Policy Study

Seeking Safety in a Dangerous World

Environmental Risk Reduction Framework for Policymakers

Executive Summary

Today’s environmental concerns often involve invisible threats, such as the threat of global warming, the threat of ozone depletion, the threat of increasingly lower levels of air pollution, the threat of lowdose exposure to chemicals, and so on. Environmental problems today are often so subtle that they can only be quantified using epidemiological techniques or sophisticated computer models. While previous problems could often be controlled by relatively simple and low-cost technological solutions, the environmental issues that remain tend to be very complex, are as much behavioral as technological, and are often very expensive to address.

Architects of environmental policy in the 1960s and 1970s usually couched problems in terms of protecting the “general health.” Almost everyone could be portrayed as a potential beneficiary of an environmental “clean up.” Today, however, environmental initiatives are increasingly justified on the basis of protecting only a segment of the population, usually the most vulnerable, and especially children. In this context, some have proposed a risk-focused decision framework.

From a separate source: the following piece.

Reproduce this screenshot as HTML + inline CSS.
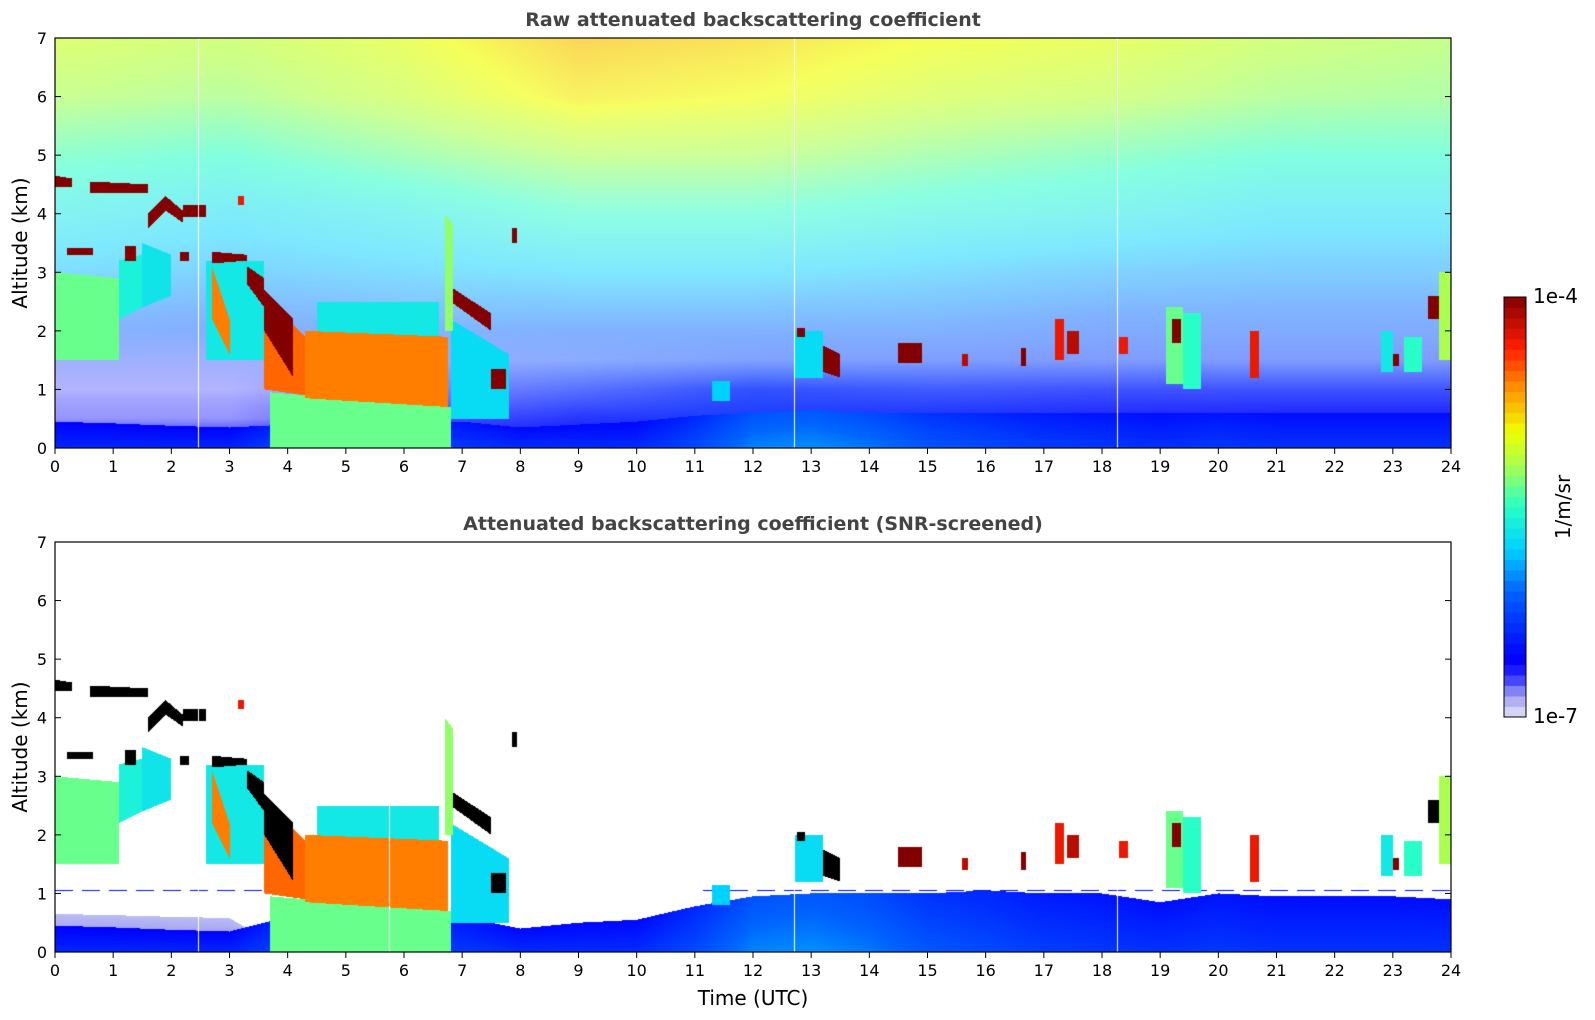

But a risk-focused framework for environmental policy poses new challenges, especially for low-level risks. The proliferation of safety measures aimed at small risks makes it difficult to compare potential safety investments. Making such comparisons is further complicated when complex mitigation measures are required, when risk-reduction measures only offer benefits to a small percentage of the population, and when other portions of the population might experience increased risks through unintended consequences or the indirect effects of regulations. Such complications make it difficult to insure that resources used to address risks will produce the desired outcome without introducing new risks or by shifting risk from one person or avenue of life to another.

Making sound public-policy decisions regarding environmental safety measures requires a net-benefit framework for portraying both the nature of environmentally conveyed health risks and the consequences of taking action to reduce them. It also requires an easily understood framework for choosing a risk-reduction strategy. Such an environmental-safety investment framework can help decisionmakers make sensible choices regarding risk policy. It can also help individuals evaluate whether they’re getting a net benefit from taxpayer resources invested in environmental risk reduction.

One solution to this problem might be a process of comprehensive comparative risk assessment, in which all risks and risk-reduction interventions are numerically assessed and ranked. But a comparative-risk approach has problems of timeliness and complexity, compounded by the subjective nature of risk. The “precautionary principle,” favored by some environmental activists, offers an even less-attractive strategy for reducing risks, because it ignores the majority of relevant criteria that include realistic depictions of uncertainty regarding risks and intervention effects.

An alternative is a case-by-case evaluation of proposed risk-reduction interventions against a set of touchstones to insure that a proposed risk-reduction intervention is likely to:

  • Save more lives on net, than it will take; and
  • Outperform the natural risk-reduction benefits of leaving resources to circulate in a dynamic, marketbased, knowledge-building economy.

Such a framework requires:

  • A scientifically rigorous assessment of the best estimate of risk that reviews pertinent risk information and has transparent and meaningful peer review;
  • A holistic evaluation of potential safety investments that considers risk-reduction, risk-shifting, risktrading, and opportunity costs of investment; and
  • A method for evaluating whether a resilient (adaptive) or interceptive strategy is more likely to secure a net risk reduction.

When applied to two recent, high-profile proposals to reduce environmental risk through regulation (the revised National Ambient Air Quality Standards of 1997 and the Kyoto Protocol of 1998), such a framework suggests these proposed risk-reduction measures are likely to do more harm than good.

The National Ambient Air Quality Standard revisions fail a simple test of providing a net health benefit when considerations of risk trading, risk shifting, and opportunity costs are considered.1 The Kyoto Protocol also comes up short. Persistent uncertainties in our understanding of climate change suggest that taking interceptive actions to forestall the negative consequences of climate change are likely to cause near-term increases in risk; offer only questionable long-term reductions in risk while absorbing limited risk-reduction resources; and invite significant unintended consequences.